RAW DATA
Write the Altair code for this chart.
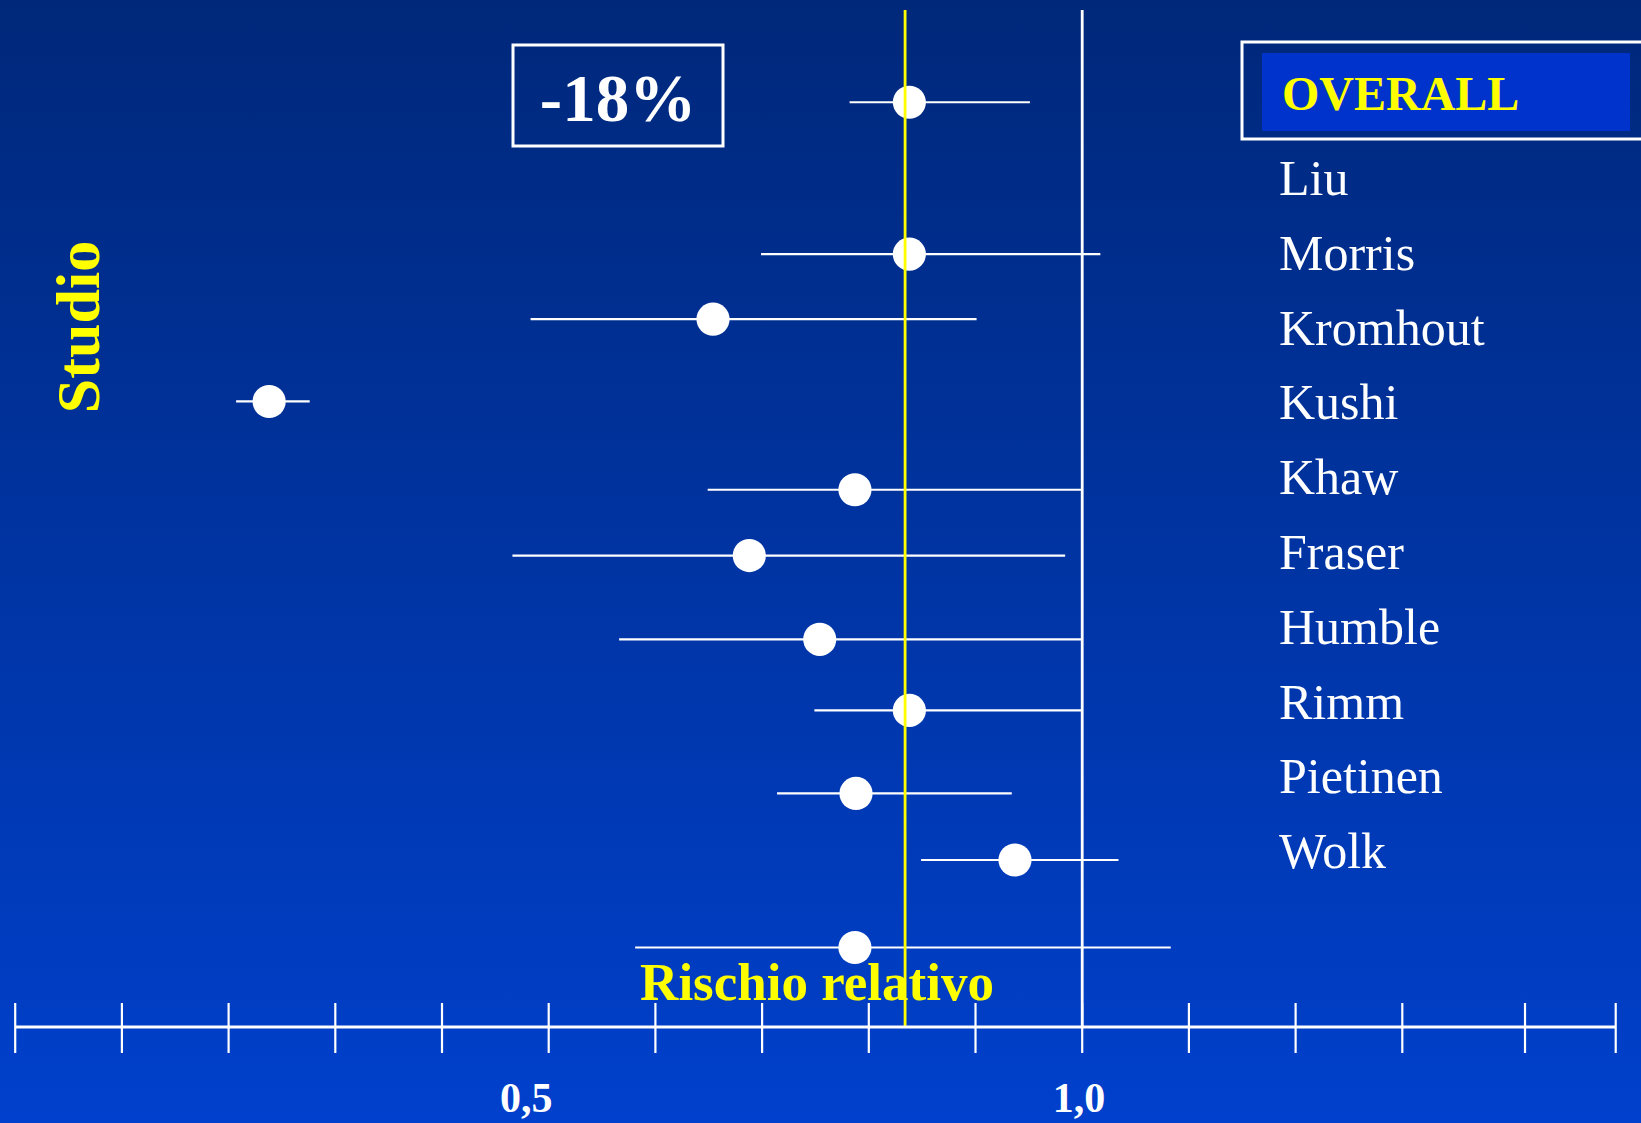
import altair as alt
import pandas as pd

W, H = 1641, 1123

# Forest plot: relative risk (point) with confidence interval, top to bottom
point_rr  = [0.838, 0.838, 0.654, 0.238, 0.787, 0.688, 0.754, 0.838, 0.788, 0.937, 0.787]
point_lo  = [0.782, 0.699, 0.483, 0.207, 0.649, 0.466, 0.566, 0.749, 0.714, 0.849, 0.581]
point_hi  = [0.951, 1.017, 0.901, 0.276, 1.000, 0.984, 1.000, 1.000, 0.934, 1.034, 1.083]
point_row = [-0.24, 1.79, 2.66, 3.76, 4.94, 5.82, 6.94, 7.89, 9.00, 9.89, 11.06]

# Study names shown at right
study_names = ["Liu", "Morris", "Kromhout", "Kushi", "Khaw", "Fraser",
               "Humble", "Rimm", "Pietinen", "Wolk"]
study_rows = [1, 2, 3, 4, 5, 6, 7, 8, 9, 10]

# Axis ticks and labels
tick_values = [0.0, 0.1, 0.2, 0.3, 0.4, 0.5, 0.6, 0.7, 0.8, 0.9, 1.0,
               1.1, 1.2, 1.3, 1.415, 1.5]
tick_label_text = ["0,5", "1,0"]
tick_label_pos = [0.479, 0.997]

# Reference lines: pooled estimate (yellow) and no effect (white)
ref_values = [0.834, 1.0]
ref_colors = ["#ffff00", "#ffffff"]

overall_text = "OVERALL"
reduction_text = "-18%"
x_title = "Rischio relativo"
y_title = "Studio"

SERIF = "Liberation Serif"
YELLOW = "#ffff00"

xs = alt.Scale(domain=[-0.01425, 1.5237], nice=False, zero=False)
ys = alt.Scale(domain=[-1.607, 13.406], nice=False, zero=False, reverse=True)

pts = pd.DataFrame({"rr": point_rr, "lo": point_lo, "hi": point_hi, "row": point_row})
labels = pd.DataFrame({"name": study_names, "row": study_rows})
ticks = pd.DataFrame({"v": tick_values})
tick_labels = pd.DataFrame({"t": tick_label_text, "v": tick_label_pos})
refs = pd.DataFrame({"v": ref_values, "c": ref_colors})
one = pd.DataFrame({"k": [0]})

bg = alt.Chart(one).mark_rect(
    color=alt.LinearGradient(
        gradient="linear",
        stops=[alt.GradientStop(color="#00287a", offset=0),
               alt.GradientStop(color="#0040cc", offset=1)],
        x1=0, x2=0, y1=0, y2=1,
    )
).encode(x=alt.value(0), x2=alt.value(W), y=alt.value(0), y2=alt.value(H))

ci = alt.Chart(pts).mark_rule(color="white", strokeWidth=2.2).encode(
    x=alt.X("lo:Q", scale=xs, axis=None),
    x2="hi:Q",
    y=alt.Y("row:Q", scale=ys, axis=None),
)

dots = alt.Chart(pts).mark_circle(color="white", opacity=1, size=1100).encode(
    x=alt.X("rr:Q", scale=xs, axis=None),
    y=alt.Y("row:Q", scale=ys, axis=None),
)

ref_lines = alt.Chart(refs).mark_rule(strokeWidth=2.8).encode(
    x=alt.X("v:Q", scale=xs, axis=None),
    y=alt.value(10),
    y2=alt.value(1027),
    color=alt.Color("c:N", scale=None),
)

axis_line = alt.Chart(ticks).mark_rule(color="white", strokeWidth=3).encode(
    x=alt.X("min(v):Q", scale=xs, axis=None),
    x2="max(v):Q",
    y=alt.value(1027),
)

tick_marks = alt.Chart(ticks).mark_rule(color="white", strokeWidth=2.2).encode(
    x=alt.X("v:Q", scale=xs, axis=None),
    y=alt.value(1003),
    y2=alt.value(1053),
)

tick_text = alt.Chart(tick_labels).mark_text(
    color="white", font=SERIF, fontSize=42, fontWeight="bold",
    align="center", baseline="alphabetic",
).encode(
    x=alt.X("v:Q", scale=xs, axis=None),
    y=alt.value(1112),
    text="t:N",
)

name_text = alt.Chart(labels).mark_text(
    color="white", font=SERIF, fontSize=50, align="left", baseline="alphabetic",
).encode(
    x=alt.value(1279),
    y=alt.Y("row:Q", scale=ys, axis=None),
    text="name:N",
)

# OVERALL box
overall_frame = alt.Chart(one).mark_rect(
    fill=None, stroke="white", strokeWidth=3
).encode(x=alt.value(1242), x2=alt.value(1660), y=alt.value(42), y2=alt.value(139))
overall_fill = alt.Chart(one).mark_rect(color="#0033cc").encode(
    x=alt.value(1262), x2=alt.value(1630), y=alt.value(53), y2=alt.value(131)
)
overall_label = alt.Chart(one).mark_text(
    text=overall_text, color=YELLOW, font=SERIF, fontSize=48, fontWeight="bold",
    align="left", baseline="alphabetic",
).encode(x=alt.value(1282), y=alt.value(110))

# -18% box
red_frame = alt.Chart(one).mark_rect(
    fill=None, stroke="white", strokeWidth=3
).encode(x=alt.value(513), x2=alt.value(723), y=alt.value(45), y2=alt.value(146))
red_label = alt.Chart(one).mark_text(
    text=reduction_text, color="white", font=SERIF, fontSize=67, fontWeight="bold",
    align="center", baseline="alphabetic",
).encode(x=alt.value(618), y=alt.value(121))

x_title_mark = alt.Chart(one).mark_text(
    text=x_title, color=YELLOW, font=SERIF, fontSize=53, fontWeight="bold",
    align="center", baseline="alphabetic",
).encode(x=alt.value(817), y=alt.value(1000))

y_title_mark = alt.Chart(one).mark_text(
    text=y_title, color=YELLOW, font=SERIF, fontSize=62, fontWeight="bold",
    align="center", baseline="middle", angle=270,
).encode(x=alt.value(80), y=alt.value(327))

chart = alt.layer(
    bg, ci, dots, ref_lines, axis_line, tick_marks, tick_text, name_text,
    overall_frame, overall_fill, overall_label, red_frame, red_label,
    x_title_mark, y_title_mark,
).properties(
    width=W, height=H, padding=0,
    autosize=alt.AutoSizeParams(type="none"),
).configure_view(stroke=None)

chart.save("out.html", embed_options={"renderer": "svg", "actions": False})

EXERCISE AIM
Transcribe the listing in full. Omit the pictures and keep every line exact.

WORKED SOLUTION
Write the Altair code for this chart.
import altair as alt
import pandas as pd

W, H = 1641, 1123

# Forest plot: relative risk (point) with confidence interval, top to bottom
point_rr  = [0.838, 0.838, 0.654, 0.238, 0.787, 0.688, 0.754, 0.838, 0.788, 0.937, 0.787]
point_lo  = [0.782, 0.699, 0.483, 0.207, 0.649, 0.466, 0.566, 0.749, 0.714, 0.849, 0.581]
point_hi  = [0.951, 1.017, 0.901, 0.276, 1.000, 0.984, 1.000, 1.000, 0.934, 1.034, 1.083]
point_row = [-0.24, 1.79, 2.66, 3.76, 4.94, 5.82, 6.94, 7.89, 9.00, 9.89, 11.06]

# Study names shown at right
study_names = ["Liu", "Morris", "Kromhout", "Kushi", "Khaw", "Fraser",
               "Humble", "Rimm", "Pietinen", "Wolk"]
study_rows = [1, 2, 3, 4, 5, 6, 7, 8, 9, 10]

# Axis ticks and labels
tick_values = [0.0, 0.1, 0.2, 0.3, 0.4, 0.5, 0.6, 0.7, 0.8, 0.9, 1.0,
               1.1, 1.2, 1.3, 1.415, 1.5]
tick_label_text = ["0,5", "1,0"]
tick_label_pos = [0.479, 0.997]

# Reference lines: pooled estimate (yellow) and no effect (white)
ref_values = [0.834, 1.0]
ref_colors = ["#ffff00", "#ffffff"]

overall_text = "OVERALL"
reduction_text = "-18%"
x_title = "Rischio relativo"
y_title = "Studio"

SERIF = "Liberation Serif"
YELLOW = "#ffff00"

xs = alt.Scale(domain=[-0.01425, 1.5237], nice=False, zero=False)
ys = alt.Scale(domain=[-1.607, 13.406], nice=False, zero=False, reverse=True)

pts = pd.DataFrame({"rr": point_rr, "lo": point_lo, "hi": point_hi, "row": point_row})
labels = pd.DataFrame({"name": study_names, "row": study_rows})
ticks = pd.DataFrame({"v": tick_values})
tick_labels = pd.DataFrame({"t": tick_label_text, "v": tick_label_pos})
refs = pd.DataFrame({"v": ref_values, "c": ref_colors})
one = pd.DataFrame({"k": [0]})

bg = alt.Chart(one).mark_rect(
    color=alt.LinearGradient(
        gradient="linear",
        stops=[alt.GradientStop(color="#00287a", offset=0),
               alt.GradientStop(color="#0040cc", offset=1)],
        x1=0, x2=0, y1=0, y2=1,
    )
).encode(x=alt.value(0), x2=alt.value(W), y=alt.value(0), y2=alt.value(H))

ci = alt.Chart(pts).mark_rule(color="white", strokeWidth=2.2).encode(
    x=alt.X("lo:Q", scale=xs, axis=None),
    x2="hi:Q",
    y=alt.Y("row:Q", scale=ys, axis=None),
)

dots = alt.Chart(pts).mark_circle(color="white", opacity=1, size=1100).encode(
    x=alt.X("rr:Q", scale=xs, axis=None),
    y=alt.Y("row:Q", scale=ys, axis=None),
)

ref_lines = alt.Chart(refs).mark_rule(strokeWidth=2.8).encode(
    x=alt.X("v:Q", scale=xs, axis=None),
    y=alt.value(10),
    y2=alt.value(1027),
    color=alt.Color("c:N", scale=None),
)

axis_line = alt.Chart(ticks).mark_rule(color="white", strokeWidth=3).encode(
    x=alt.X("min(v):Q", scale=xs, axis=None),
    x2="max(v):Q",
    y=alt.value(1027),
)

tick_marks = alt.Chart(ticks).mark_rule(color="white", strokeWidth=2.2).encode(
    x=alt.X("v:Q", scale=xs, axis=None),
    y=alt.value(1003),
    y2=alt.value(1053),
)

tick_text = alt.Chart(tick_labels).mark_text(
    color="white", font=SERIF, fontSize=42, fontWeight="bold",
    align="center", baseline="alphabetic",
).encode(
    x=alt.X("v:Q", scale=xs, axis=None),
    y=alt.value(1112),
    text="t:N",
)

name_text = alt.Chart(labels).mark_text(
    color="white", font=SERIF, fontSize=50, align="left", baseline="alphabetic",
).encode(
    x=alt.value(1279),
    y=alt.Y("row:Q", scale=ys, axis=None),
    text="name:N",
)

# OVERALL box
overall_frame = alt.Chart(one).mark_rect(
    fill=None, stroke="white", strokeWidth=3
).encode(x=alt.value(1242), x2=alt.value(1660), y=alt.value(42), y2=alt.value(139))
overall_fill = alt.Chart(one).mark_rect(color="#0033cc").encode(
    x=alt.value(1262), x2=alt.value(1630), y=alt.value(53), y2=alt.value(131)
)
overall_label = alt.Chart(one).mark_text(
    text=overall_text, color=YELLOW, font=SERIF, fontSize=48, fontWeight="bold",
    align="left", baseline="alphabetic",
).encode(x=alt.value(1282), y=alt.value(110))

# -18% box
red_frame = alt.Chart(one).mark_rect(
    fill=None, stroke="white", strokeWidth=3
).encode(x=alt.value(513), x2=alt.value(723), y=alt.value(45), y2=alt.value(146))
red_label = alt.Chart(one).mark_text(
    text=reduction_text, color="white", font=SERIF, fontSize=67, fontWeight="bold",
    align="center", baseline="alphabetic",
).encode(x=alt.value(618), y=alt.value(121))

x_title_mark = alt.Chart(one).mark_text(
    text=x_title, color=YELLOW, font=SERIF, fontSize=53, fontWeight="bold",
    align="center", baseline="alphabetic",
).encode(x=alt.value(817), y=alt.value(1000))

y_title_mark = alt.Chart(one).mark_text(
    text=y_title, color=YELLOW, font=SERIF, fontSize=62, fontWeight="bold",
    align="center", baseline="middle", angle=270,
).encode(x=alt.value(80), y=alt.value(327))

chart = alt.layer(
    bg, ci, dots, ref_lines, axis_line, tick_marks, tick_text, name_text,
    overall_frame, overall_fill, overall_label, red_frame, red_label,
    x_title_mark, y_title_mark,
).properties(
    width=W, height=H, padding=0,
    autosize=alt.AutoSizeParams(type="none"),
).configure_view(stroke=None)

chart.save("out.html", embed_options={"renderer": "svg", "actions": False})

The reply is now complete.